The U.S. market Regulator and Ripple have been slugging it out at the Southern District of New York ever since December when the SEC chair Jay Clayton brought charges against Ripple over alleged securities violations.

The latest battle is ensuing over whether Ripple was aware that XRP is a security when it continued to sell the tokens to the public. To prove its accusation, the SEC sought access to communication between Ripple and its lawyers.

However, Judge Sarah Netburn categorically struck down the watchdog’s motion. According to Judge Netburn, the current standoff between Ripple and the U.S market watchdog isn’t about whether Ripple committed securities violations knowingly. It’s rather about handing a fair notice on time, where Ripple claims that the SEC failed in its duty to notify the company, and the blockchain industry in general, about what digital currencies are classified as securities. For this, the internal memos sought by the SEC are not relevant.
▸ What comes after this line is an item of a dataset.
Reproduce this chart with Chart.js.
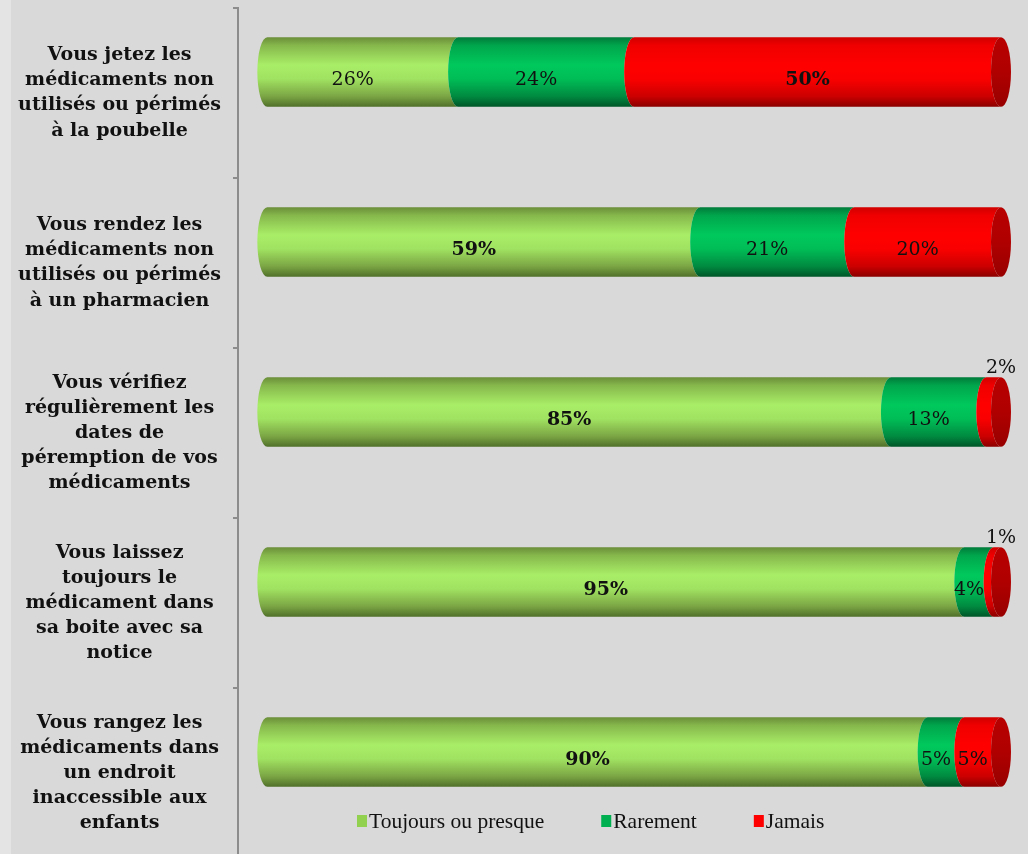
<!DOCTYPE html>
<html lang="fr">
<head>
<meta charset="utf-8">
<title>Médicaments non utilisés</title>
<script src="https://cdn.jsdelivr.net/npm/chart.js@4.4.1/dist/chart.umd.min.js"></script>
<style>
  html, body { margin: 0; padding: 0; overflow: hidden; }
  body { width: 1028px; height: 854px; background: linear-gradient(to right, #e4e4e4 0, #e4e4e4 11px, #d9d9d9 11px); }
  #wrap { position: absolute; left: 0; top: 0; width: 1028px; height: 870px; }
</style>
</head>
<body>
<div id="wrap"><canvas id="chart" width="1028" height="870"></canvas></div>
<script>
// Survey questions (one per bar), split into display lines
const categories = [
  ['Vous jetez les', 'médicaments non', 'utilisés ou périmés', 'à la poubelle'],
  ['Vous rendez les', 'médicaments non', 'utilisés ou périmés', 'à un pharmacien'],
  ['Vous vérifiez', 'régulièrement les', 'dates de', 'péremption de vos', 'médicaments'],
  ['Vous laissez', 'toujours le', 'médicament dans', 'sa boite avec sa', 'notice'],
  ['Vous rangez les', 'médicaments dans', 'un endroit', 'inaccessible aux', 'enfants']
];
const seriesNames = ['Toujours ou presque', 'Rarement', 'Jamais'];
const toujours = [26, 59, 85, 95, 90];
const rarement = [24, 21, 13, 4, 5];
const jamais   = [50, 20, 2, 1, 5];

// Flat colours (legend keys) and cylinder shading per series
const flatColors = ['#92d050', '#00b050', '#ff0000'];
const shades = [
  [[0, '#6a8d39'], [0.12, '#86b84c'], [0.4, '#a9ee67'], [0.6, '#a0e261'], [0.85, '#7ba544'], [1, '#4f6f29']],
  [[0, '#007a3a'], [0.12, '#00a64c'], [0.4, '#00c95c'], [0.6, '#00bd56'], [0.85, '#008a40'], [1, '#005528']],
  [[0, '#d00000'], [0.12, '#f00000'], [0.4, '#ff0000'], [0.6, '#fa0000'], [0.85, '#cc0000'], [1, '#8a0000']]
];
const capShade = [[0, '#b80000'], [0.5, '#b00000'], [1, '#980000']];

const RX = 10;      // horizontal radius of the cylinder ellipses
const DEPTH = 21;   // upward shift of the bars (3D depth)

const cylinderBars = {
  id: 'cylinderBars',
  beforeDatasetsDraw(chart) {
    const ctx = chart.ctx;
    const last = chart.data.datasets.length - 1;
    const labels = [];
    ctx.save();
    chart.data.datasets.forEach((ds, di) => {
      const meta = chart.getDatasetMeta(di);
      meta.data.forEach((el, i) => {
        const p = el.getProps(['x', 'y', 'base', 'height'], true);
        const cy = p.y - DEPTH, ry = p.height / 2;
        const top = cy - ry, bot = cy + ry;
        const g = ctx.createLinearGradient(0, top, 0, bot);
        shades[di].forEach(([o, c]) => g.addColorStop(o, c));
        ctx.beginPath();
        ctx.moveTo(p.base, top);
        ctx.ellipse(p.base, cy, RX, ry, 0, -Math.PI / 2, Math.PI / 2, true);
        ctx.lineTo(p.x, bot);
        ctx.ellipse(p.x, cy, RX, ry, 0, Math.PI / 2, Math.PI * 1.5, false);
        ctx.closePath();
        ctx.fillStyle = g;
        ctx.fill();
        if (di === last) {
          const cg = ctx.createLinearGradient(0, top, 0, bot);
          capShade.forEach(([o, c]) => cg.addColorStop(o, c));
          ctx.beginPath();
          ctx.ellipse(p.x, cy, RX, ry, 0, 0, Math.PI * 2);
          ctx.fillStyle = cg;
          ctx.fill();
        }
        const v = ds.data[i];
        const rowMax = Math.max(...chart.data.datasets.map(d => d.data[i]));
        if (v < 3) {
          labels.push({ text: v + '%', x: p.x, y: top - 9, bold: false });
        } else {
          labels.push({ text: v + '%', x: (p.base + p.x) / 2 - RX, y: cy + 8, bold: v === rowMax });
        }
      });
    });
    ctx.textAlign = 'center';
    ctx.textBaseline = 'middle';
    ctx.fillStyle = '#111';
    labels.forEach(l => {
      ctx.font = (l.bold ? 'bold ' : '') + '19px "DejaVu Serif"';
      ctx.fillText(l.text, l.x, l.y);
    });
    ctx.restore();
    return false;
  },
  afterDraw(chart) {
    // legend row inside the plot, under the last bar
    const ctx = chart.ctx;
    ctx.save();
    ctx.font = '21.5px "Liberation Serif"';
    ctx.textBaseline = 'middle';
    ctx.textAlign = 'left';
    let x = 357;
    const y = 821;
    seriesNames.forEach((name, i) => {
      ctx.fillStyle = flatColors[i];
      ctx.fillRect(x, y - 6, 10, 12);
      ctx.fillStyle = '#111';
      ctx.fillText(name, x + 12, y + 1);
      x += 12 + ctx.measureText(name).width + 57;
    });
    ctx.restore();
  }
};

new Chart(document.getElementById('chart'), {
  type: 'bar',
  data: {
    labels: categories,
    datasets: [
      { label: seriesNames[0], data: toujours, backgroundColor: flatColors[0] },
      { label: seriesNames[1], data: rarement, backgroundColor: flatColors[1] },
      { label: seriesNames[2], data: jamais, backgroundColor: flatColors[2] }
    ]
  },
  options: {
    indexAxis: 'y',
    responsive: false,
    animation: false,
    devicePixelRatio: 1,
    layout: { padding: { top: 8, bottom: 12, right: 5, left: 0 } },
    datasets: { bar: { categoryPercentage: 1, barPercentage: 0.41 } },
    scales: {
      x: { stacked: true, min: -4, max: 103, display: false },
      y: {
        stacked: true,
        afterFit(scale) {
          scale.width = 238;
          scale.paddingTop = 0;
          scale.paddingBottom = 0;
        },
        border: { display: true, color: '#8c8c8c', width: 2 },
        grid: { display: true, drawOnChartArea: false, drawTicks: true, tickLength: 5, color: '#8c8c8c', lineWidth: 2 },
        ticks: {
          crossAlign: 'center',
          padding: 12,
          color: '#111',
          font: { family: '"DejaVu Serif"', size: 19, weight: 'bold', lineHeight: 1.32 }
        }
      }
    },
    plugins: { legend: { display: false }, tooltip: { enabled: false } }
  },
  plugins: [cylinderBars]
});
</script>
</body>
</html>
Over the past few months, Ripple has rather successfully held on to the defense that the SEC failed in its duty as the market regulator. The payments firm has cited a slew of factors in its accusation, one of which being the SEC took 8 years before pursuing the company. During that time, the firm alleges, that the regulator issued no direct warning at all that XRP might be a security.

SEC

In its defense, Ripple also cited a former top ranking official at the SEC, William Hinman, who had once clarified that Ethereum and BTC are not securities. Ripple cited this as yet another direction from the SEC that “further confused the market.”

Judge Netburn said this in her ruling, “The Court takes no position about whether Ripple’s pleaded defense is cognizable or if it will prove meritorious. I reach only the limited question of whether Ripple put its subjective state of mind or advice of counsel at issue merely by raising the defense, thus waiving its privilege. I conclude it did not.”

However, the SEC can still refile the motion for access to the internal memos at a later date, but that is possible only if Ripple rests its defense on privileged communications it had with its lawyers. Furthermore, the motion can be reopened again if Ripple pleads good faith and claims that it acted in the belief that XRP wasn’t a security.

This is the second time the SEC has lost a motion in a pretrial ruling in its quest to access Ripple’s legal files and internal documents to prove its case. Judge Netburn had ruled against the regulator just a month ago when it sought access to the financial records of Ripple’s two highest ranking executives.